By Alan Caruba
Have you noticed how the subject of “school bullies” or “bullying” is suddenly in the news? These things don’t happen spontaneously.
For most of my life I have earned my living in public relations and one learns a few things about the way the public is herded toward certain assumptions and actions when enough money and effort is made to influence their judgment.
In early March, in concert with the White House, the National Education Association, a union, not a benevolent “association” of teachers, released “a new survey on bullying” that found, not surprisingly, that teachers “and education support professions” were in desperate need of “additional training on when and how to intervene in bullying situations.”
If the raucous crowds of teachers and other public sector union members who gathered in Wisconsin’s state house and outside of New Jersey’s in Trenton are any indication, the NEA knows a lot about bullying and hardly needs any instruction on how to deal with it.
“Our members,” said NEA President Dennis Van Roekel, “know that bullying is a significant problem” and, naturally, they need “more training” to deal with it. These are people who presumably passed through four years of college education in order to become teachers and, if the NEA is to be believed, they simply did not receive enough training to deal with school bullies.
This is so absurd one hardly knows how to address it. The NEA produced statistics that “82 percent of school employees report they have witnessed bullying two or more times in the last month.” This does not strike me as an epidemic of bullying.
“98 percent believe it is their job to intervene when they see bullying happening in their school.” Well, duh! What are they being paid for?
Unless I am just too old or too terribly out of touch, bullying has been going on since the days of the one-room schoolhouse. The delicate psyches of school children, whether they are the bullies or the bullied, manage to survive.
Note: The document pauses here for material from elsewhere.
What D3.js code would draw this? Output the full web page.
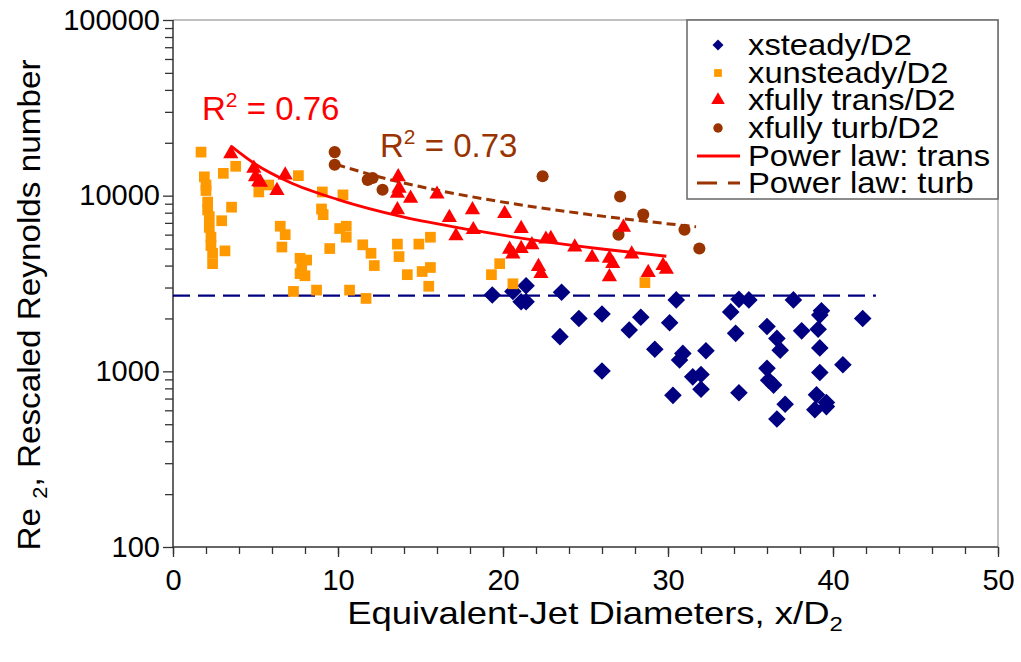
<!DOCTYPE html>
<html><head><meta charset="utf-8">
<script src="https://cdn.jsdelivr.net/npm/d3@7"></script>
<style>body{margin:0;background:#fff}svg{display:block;font-family:"Liberation Sans",Arial,sans-serif}</style>
</head><body><svg id="c" width="1021" height="662"></svg>
<script>
// ---- data (x/D2, Re2) ----
const steadyPts = [[19.35,2720],[20.6,2850],[21.4,3070],[21.1,2490],[21.4,2490],[23.55,2820],[24.6,2000],[23.45,1575],[26.0,2120],[26.0,1005],[27.65,1720],[28.35,2030],[29.2,1335],[30.5,2550],[30.1,1890],[30.9,1265],[30.7,1160],[32.3,1310],[31.5,930],[32.0,960],[32.0,790],[30.3,730],[34.3,2570],[34.9,2550],[33.8,2180],[34.1,1645],[34.3,755],[36.0,1800],[36.6,1540],[36.8,1320],[36.0,1040],[36.1,890],[36.4,835],[37.1,650],[36.6,535],[37.6,2550],[38.1,1700],[39.3,2210],[39.2,2090],[39.1,1735],[39.2,1360],[39.2,985],[39.0,735],[38.9,605],[39.6,665],[39.6,630],[40.6,1090],[41.8,2000]];
const unsteadyPts = [[1.7,17700],[1.9,12800],[2.0,11500],[2.0,10700],[2.1,9200],[2.1,8300],[2.2,7600],[2.2,6600],[2.3,5800],[2.3,5200],[2.4,4700],[2.4,4100],[3.05,13400],[3.8,14700],[3.55,8600],[2.95,7200],[3.15,4850],[5.2,10500],[5.8,11500],[7.6,13000],[6.5,6700],[6.8,6000],[6.6,5100],[7.7,4400],[8.1,4300],[7.8,4000],[7.7,3600],[8.0,3500],[7.3,2850],[8.7,2900],[9.05,10500],[9.0,8400],[9.1,7800],[10.3,10100],[10.1,6500],[10.5,6700],[10.5,5800],[9.5,5000],[10.7,2900],[11.5,5250],[12.0,4700],[12.2,4000],[11.7,2600],[13.6,5300],[13.7,4500],[14.2,3550],[14.9,5300],[15.6,5800],[15.1,3700],[15.6,3900],[15.5,3050],[19.3,3550],[19.8,4100],[20.6,3150],[28.6,3200]];
const transPts = [[3.5,17300],[4.9,14300],[5.0,12800],[5.2,12000],[5.3,11900],[6.3,10700],[6.8,13100],[13.65,12800],[13.7,11000],[13.6,10300],[14.4,9650],[13.6,8300],[16.0,10200],[16.75,7500],[17.15,5900],[18.15,8300],[18.2,6400],[20.1,7900],[21.1,6500],[20.4,4950],[20.6,4650],[21.1,5000],[21.75,5250],[22.15,3950],[22.3,3600],[22.6,5650],[22.9,5700],[24.35,5100],[25.4,4450],[26.45,4400],[26.65,4100],[26.45,3450],[27.3,6600],[27.8,4650],[28.8,3650],[29.7,4000],[29.9,3800]];
const turbPts = [[9.8,17700],[9.8,15000],[11.8,12300],[12.1,12600],[12.7,10800],[22.4,12900],[27.1,9900],[28.5,7800],[27.0,6000],[31.0,6400],[31.9,5000]];
const transFit = [[3.5,19200],[5,15100],[7,12000],[10,9500],[14,7550],[18,6400],[22,5570],[26,4970],[29.9,4520]];
const turbFit = [[9.9,15050],[13,12430],[16,10750],[19,9530],[22,8600],[25,7860],[28,7260],[31.7,6650]];
const threshold = {re: 2700, xMax: 42.6};
const xTicks = [0,10,20,30,40,50];
const yTicks = [100,1000,10000,100000];
const legendLabels = ["xsteady/D2","xunsteady/D2","xfully trans/D2","xfully turb/D2","Power law: trans","Power law: turb"];
const r2Labels = [{v:"0.76", color:"#FF0000", x:202, y:120},{v:"0.73", color:"#993300", x:380, y:157}];

// ---- colours ----
const C = {steady:"#000080", unsteady:"#FF9900", trans:"#FF0000", turb:"#993300"};

const svg = d3.select('#c');
const x = d3.scaleLinear().domain([0,50]).range([173,998]);
const y = d3.scaleLog().domain([100,100000]).range([547,20]);

// plot area border (top/right)
svg.append('path').attr('d',`M${x(0)},${y(100000)}H${x(50)}V${y(100)}`).attr('fill','none').attr('stroke','#aaa').attr('stroke-width',1.5);

// minor ticks
const yMinor = [];
[100,1000,10000].forEach(d=>{for(let k=2;k<=9;k++) yMinor.push(d*k);});
svg.append('g').attr('transform',`translate(${x(0)},0)`)
  .call(d3.axisLeft(y).tickValues(yMinor).tickSize(8).tickFormat(''))
  .call(g=>{g.select('.domain').remove(); g.selectAll('line').attr('stroke','#333').attr('stroke-width',1.3);});
const xMinor = d3.range(0,51,2);
svg.append('g').attr('transform',`translate(0,${y(100)})`)
  .call(d3.axisBottom(x).tickValues(xMinor).tickSize(7).tickFormat(''))
  .call(g=>{g.select('.domain').remove(); g.selectAll('line').attr('stroke','#333').attr('stroke-width',1.3);});

// major axes
const yAx = svg.append('g').attr('transform',`translate(${x(0)},0)`)
  .call(d3.axisLeft(y).tickValues(yTicks).tickSize(10).tickPadding(3).tickFormat(d3.format('d')));
const xAx = svg.append('g').attr('transform',`translate(0,${y(100)})`)
  .call(d3.axisBottom(x).tickValues(xTicks).tickSize(10).tickPadding(12).tickFormat(d3.format('d')));
[yAx,xAx].forEach(g=>{
  g.select('.domain').attr('stroke','#333').attr('stroke-width',1.5);
  g.selectAll('line').attr('stroke','#333').attr('stroke-width',1.3);
  g.selectAll('text').attr('font-size',29).attr('fill','#000').attr('font-family','"Liberation Sans",Arial,sans-serif');
});
yAx.select('.domain').attr('d',`M0,${y(100000)}V${y(100)}`);
xAx.select('.domain').attr('d',`M${x(0)},0H${x(50)}`);

// threshold dashed line
svg.append('line').attr('x1',x(0)).attr('x2',x(threshold.xMax)).attr('y1',y(threshold.re)).attr('y2',y(threshold.re))
  .attr('stroke',C.steady).attr('stroke-width',2.2).attr('stroke-dasharray','17,8');

// markers
const sym = (type,size)=>d3.symbol().type(type).size(size)();
function drawPts(pts, type, size, color, rot){
  svg.append('g').selectAll('path').data(pts).join('path')
    .attr('d', sym(type,size))
    .attr('transform', d=>`translate(${x(d[0])},${y(d[1])})${rot?' rotate(45)':''}`)
    .attr('fill', color);
}
drawPts(steadyPts, d3.symbolSquare, 155, C.steady, true);
drawPts(unsteadyPts, d3.symbolSquare, 115, C.unsteady, false);
drawPts(turbPts, d3.symbolCircle, 115, C.turb, false);

// fit lines
const line = d3.line().x(d=>x(d[0])).y(d=>y(d[1])).curve(d3.curveMonotoneX);
svg.append('path').attr('d',line(turbFit)).attr('fill','none').attr('stroke',C.turb).attr('stroke-width',3).attr('stroke-dasharray','9,5');
drawPts(transPts, d3.symbolTriangle, 100, C.trans, false);
svg.append('path').attr('d',line(transFit)).attr('fill','none').attr('stroke',C.trans).attr('stroke-width',2.8);

// R^2 labels
r2Labels.forEach(l=>{
  const t = svg.append('text').attr('x',l.x).attr('y',l.y).attr('font-size',33).attr('fill',l.color);
  t.append('tspan').text('R');
  t.append('tspan').attr('font-size',21).attr('dy',-13).text('2');
  t.append('tspan').attr('dy',13).text(' = '+l.v);
});

// axis titles
const xt = svg.append('text').attr('transform','translate(595,624) scale(1.14,1)').attr('text-anchor','middle').attr('font-size',32).attr('fill','#000');
xt.append('tspan').text('Equivalent-Jet Diameters, x/D');
xt.append('tspan').attr('font-size',21).attr('dy',7).text('2');
const yt = svg.append('text').attr('transform','translate(40,305) rotate(-90) scale(1.04,1)').attr('text-anchor','middle').attr('font-size',32).attr('fill','#000');
yt.append('tspan').text('Re ');
yt.append('tspan').attr('font-size',21).attr('dy',7).text('2');
yt.append('tspan').attr('dy',-7).text(', Rescaled Reynolds number');

// legend
const lg = svg.append('g');
lg.append('rect').attr('x',687).attr('y',20).attr('width',311).attr('height',179).attr('fill','#fff').attr('stroke','#666').attr('stroke-width',1.5);
const rowY = [45,73,100,128,156,183];
const mx = 718;
lg.append('path').attr('d',sym(d3.symbolSquare,60)).attr('transform',`translate(${mx},${rowY[0]}) rotate(45)`).attr('fill',C.steady);
lg.append('path').attr('d',sym(d3.symbolSquare,60)).attr('transform',`translate(${mx},${rowY[1]})`).attr('fill',C.unsteady);
lg.append('path').attr('d',sym(d3.symbolTriangle,80)).attr('transform',`translate(${mx},${rowY[2]})`).attr('fill',C.trans);
lg.append('path').attr('d',sym(d3.symbolCircle,70)).attr('transform',`translate(${mx},${rowY[3]})`).attr('fill',C.turb);
lg.append('line').attr('x1',697).attr('x2',740).attr('y1',rowY[4]).attr('y2',rowY[4]).attr('stroke',C.trans).attr('stroke-width',2.8);
lg.append('line').attr('x1',697).attr('x2',740).attr('y1',rowY[5]).attr('y2',rowY[5]).attr('stroke',C.turb).attr('stroke-width',3).attr('stroke-dasharray','20,11');
legendLabels.forEach((s,i)=>{
  lg.append('text').attr('transform',`translate(748,${rowY[i]}) scale(1.13,1)`).attr('dy','0.35em').attr('font-size',29).attr('fill','#000').text(s);
});
</script>
</body></html>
At one time or another, the masses of children condemned to government schools have all had to deal with this.
Why is this bullying issue being ginned up? In an age of the Internet with its FaceBook, MySpace, and YouTube ability to turn any bullying incident into a worldwide event, we are simply more aware of them. We are aware, too, that some few children whose parents were unaware or inattentive commit suicide.
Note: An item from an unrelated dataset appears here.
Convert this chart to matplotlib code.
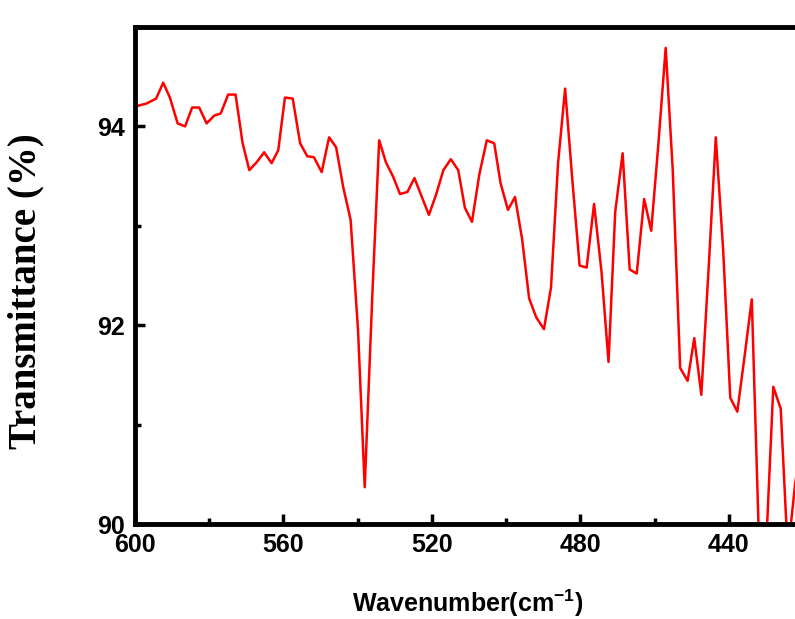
import matplotlib
matplotlib.use("Agg")
import matplotlib.pyplot as plt
from matplotlib.ticker import MultipleLocator

# FTIR spectrum
wavenumber = [600.0, 596.9, 594.3, 592.4, 590.6, 588.5, 586.5, 584.6, 582.7, 580.7,
              578.6, 576.9, 574.9, 572.9, 571.0, 569.2, 567.2, 565.2, 563.2, 561.4,
              559.6, 557.5, 555.5, 553.6, 551.8, 549.7, 547.7, 545.8, 543.9, 541.9,
              539.9, 538.1, 536.0, 534.2, 532.4, 530.4, 528.6, 526.6, 524.7, 522.7,
              520.8, 518.9, 516.9, 514.9, 512.9, 511.1, 509.2, 507.2, 505.2, 503.2,
              501.5, 499.5, 497.6, 495.7, 493.8, 491.9, 489.8, 487.9, 486.0, 484.1,
              482.2, 480.2, 478.3, 476.3, 474.3, 472.4, 470.6, 468.6, 466.7, 464.8,
              462.8, 460.9, 459.0, 457.0, 455.1, 453.1, 451.1, 449.3, 447.4, 445.4,
              443.5, 441.5, 439.6, 437.7, 435.6, 433.8, 431.8, 429.9, 428.0, 426.0,
              424.1, 422.1, 420.0]
transmittance = [94.20, 94.23, 94.28, 94.44, 94.29, 94.03, 94.00, 94.19, 94.19, 94.03,
                 94.11, 94.13, 94.32, 94.32, 93.83, 93.56, 93.64, 93.74, 93.63, 93.76,
                 94.29, 94.28, 93.83, 93.70, 93.69, 93.54, 93.89, 93.79, 93.39, 93.06,
                 91.95, 90.37, 92.35, 93.86, 93.64, 93.49, 93.32, 93.34, 93.48, 93.29,
                 93.11, 93.31, 93.56, 93.67, 93.56, 93.18, 93.04, 93.52, 93.86, 93.83,
                 93.43, 93.16, 93.29, 92.87, 92.27, 92.08, 91.96, 92.38, 93.63, 94.38,
                 93.48, 92.60, 92.58, 93.22, 92.54, 91.63, 93.14, 93.73, 92.56, 92.52,
                 93.27, 92.95, 93.81, 94.79, 93.56, 91.57, 91.44, 91.87, 91.30, 92.59,
                 93.89, 92.75, 91.27, 91.13, 91.73, 92.26, 89.75, 89.80, 91.38, 91.16,
                 89.70, 90.41, 90.90]

plt.rcParams["mathtext.fontset"] = "custom"
plt.rcParams["mathtext.rm"] = "Liberation Sans"
plt.rcParams["mathtext.bf"] = "Liberation Sans:bold"
plt.rcParams["mathtext.default"] = "bf"

fig = plt.figure(figsize=(7.95, 6.19), dpi=100)
# axes runs past the right edge of the figure, as in the reference
ax = fig.add_axes([135 / 795, 95 / 619, 668 / 795, 497 / 619])

ax.plot(wavenumber, transmittance, color="#ff0000", linewidth=1.8)

ax.set_xlim(600, 420)
ax.set_ylim(90, 95)
ax.xaxis.set_major_locator(MultipleLocator(40))
ax.xaxis.set_minor_locator(MultipleLocator(20))
ax.yaxis.set_major_locator(MultipleLocator(2))
ax.yaxis.set_minor_locator(MultipleLocator(1))

for s in ax.spines.values():
    s.set_linewidth(3.5)

ax.tick_params(which="both", direction="in", top=False, right=False, width=2.5)
ax.tick_params(which="major", length=7)
ax.tick_params(which="minor", length=4.5)
ax.tick_params(axis="x", pad=6.5)
ax.tick_params(axis="y", pad=7.5)

for lab in ax.get_xticklabels() + ax.get_yticklabels():
    lab.set_fontfamily("Liberation Sans")
    lab.set_fontweight("bold")
    lab.set_fontsize(18)

ax.set_xlabel("Wavenumber(cm$^{-1}$)", fontfamily="Liberation Sans",
              fontweight="bold", fontsize=18)
ax.xaxis.set_label_coords(0.4985, -0.127)
ax.set_ylabel("Transmittance (%)", fontfamily="Liberation Serif",
              fontweight="bold", fontsize=28)
ax.yaxis.set_label_coords(-0.136, 0.469)

fig.savefig("out.png", dpi=100)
Many children are the typical targets of bullies, male and female, because they are having gender identification problems, are fat, are white, are black, are not on any sports teams, are serious students getting good grades, or are simply available to be bullied. Surely every school has its cliché of bullies.
Blogger Hans Bader recently took note of the fact that the Obama administration sent a letter to school officials “that undermines both free speech and due process.” Bader noted that “a political appointee in the Education Department sent a ‘Dear Colleague’ letter to the nation’s school boards claiming that many forms of homophobia and bullying violate federal laws against sexual harassment and discrimination, but those laws only ban discrimination based on sex or race—not bullying in general.”
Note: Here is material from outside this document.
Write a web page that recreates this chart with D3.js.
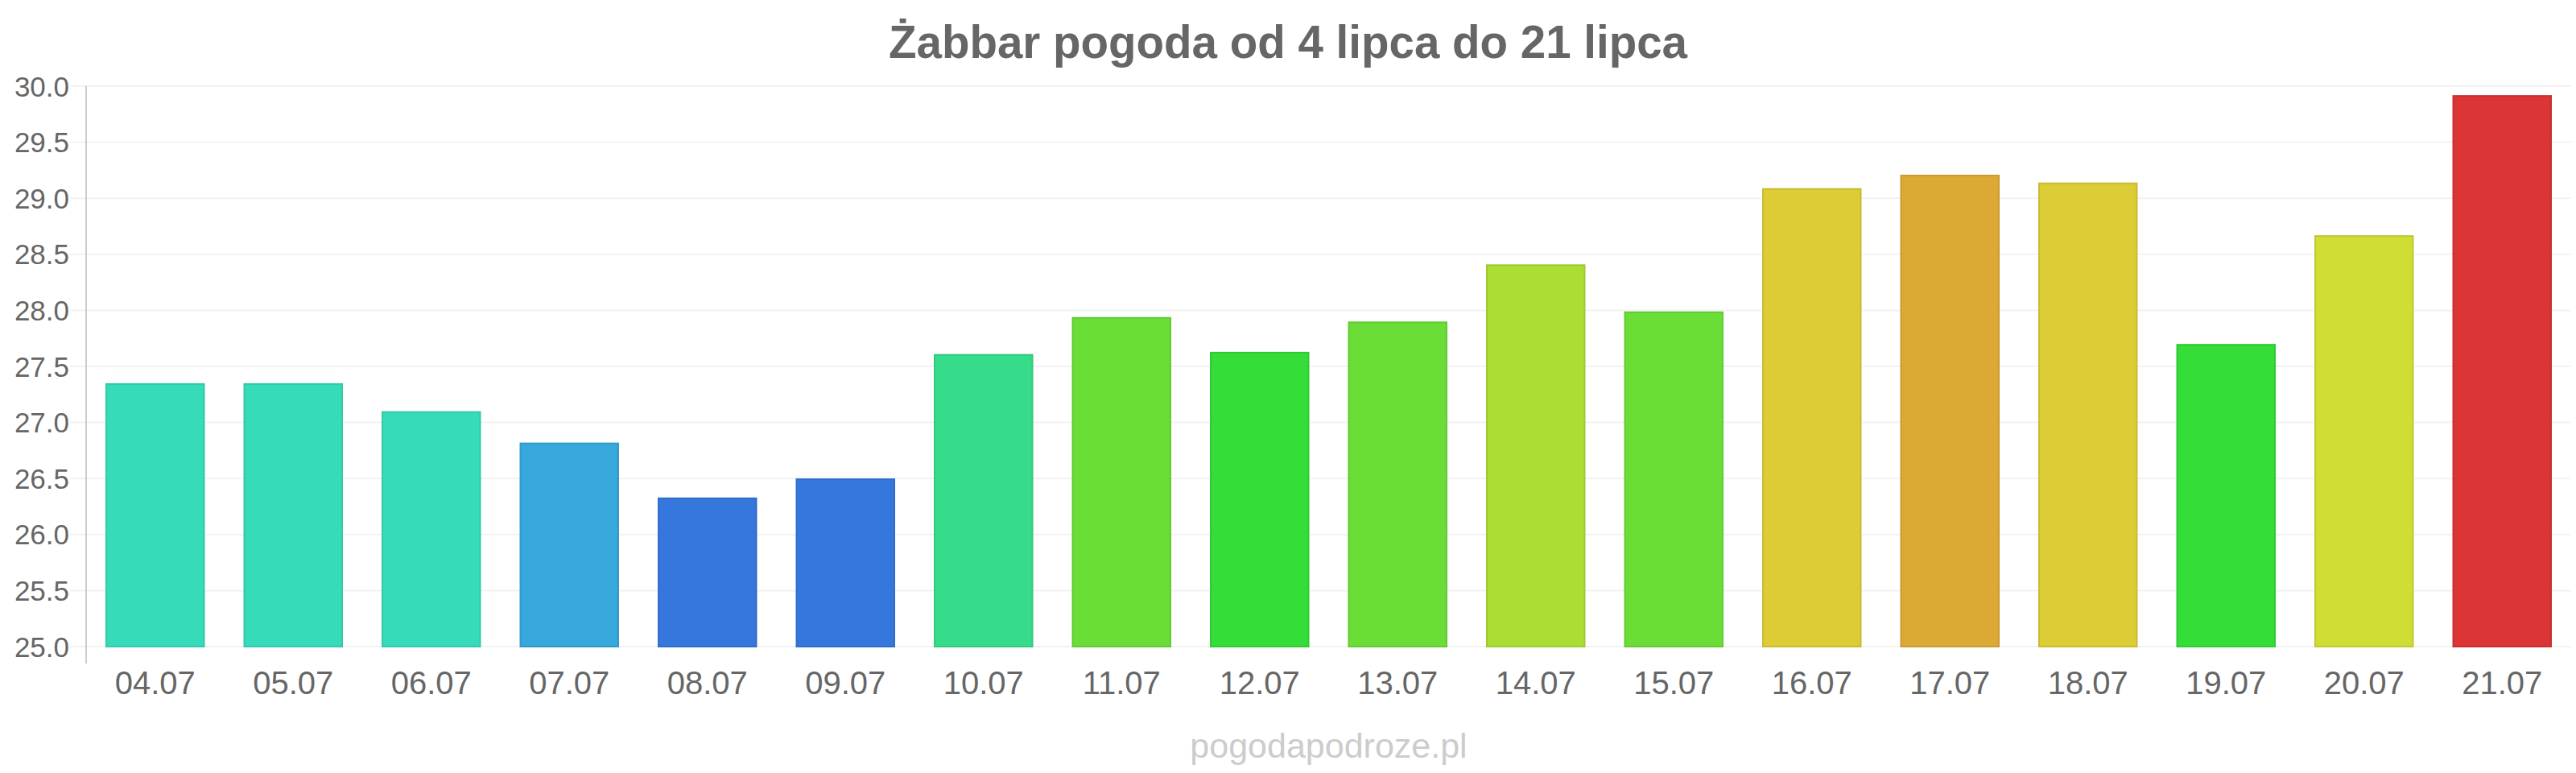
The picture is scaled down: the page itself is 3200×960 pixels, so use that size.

“The letter from the Assistant Secretary of Civil Rights, Russlyn Ali, defined ‘harassment’ so broadly,” noted Bader, “as to reach both speech protected by the First Amendment, and conduct the Supreme Court says does not legally qualify as harassment.”
Why is the White House and the Department of Education reaching all the way down into your local school is push for greater acceptance of homosexuality in particular and government intervention in general for an element of school life as old as education in America?
Is there any parent or citizen that is not aware of how poor the quality of education is in America these days? Is there anyone who has passed through grades K-thru-12 who doesn’t understand that bullying has always been a problem; that teachers and school administrators routinely intervene to deal with individual cases? That no “additional training” is required for this?
In a new book coming in May, “Lockdown High: When the Schoolhouse Becomes a Jailhouse”, author Annette Fuentes makes a case for the way too many schools treat students as potential jailbirds, requiring them to pass through metal detectors, and be subject to intrusive searchers, or suspended for alleged infractions of idiotic “zero tolerance” policies.
Following the Columbine High School tragedy, Fuentes noted that the “public’s perception of school violence and youth behavior was seriously out of whack with reality,” adding that “Failing schools breed failing students and place them at risk of falling into the juvenile justice system, especially as policing and the practices of that system increasingly make their way into the schoolhouse.”
How crazy is it when a five-year-old is arrested for bringing a butter knife to school or a teenage girl is suspended for bringing Midol for her menstrual cramps? Why are six-year-old strip-searched in a classroom when a few dollars goes missing from the teacher’s desk? These incidents are too often a part of school life for today’s students trying to learn anything in a hostile environment.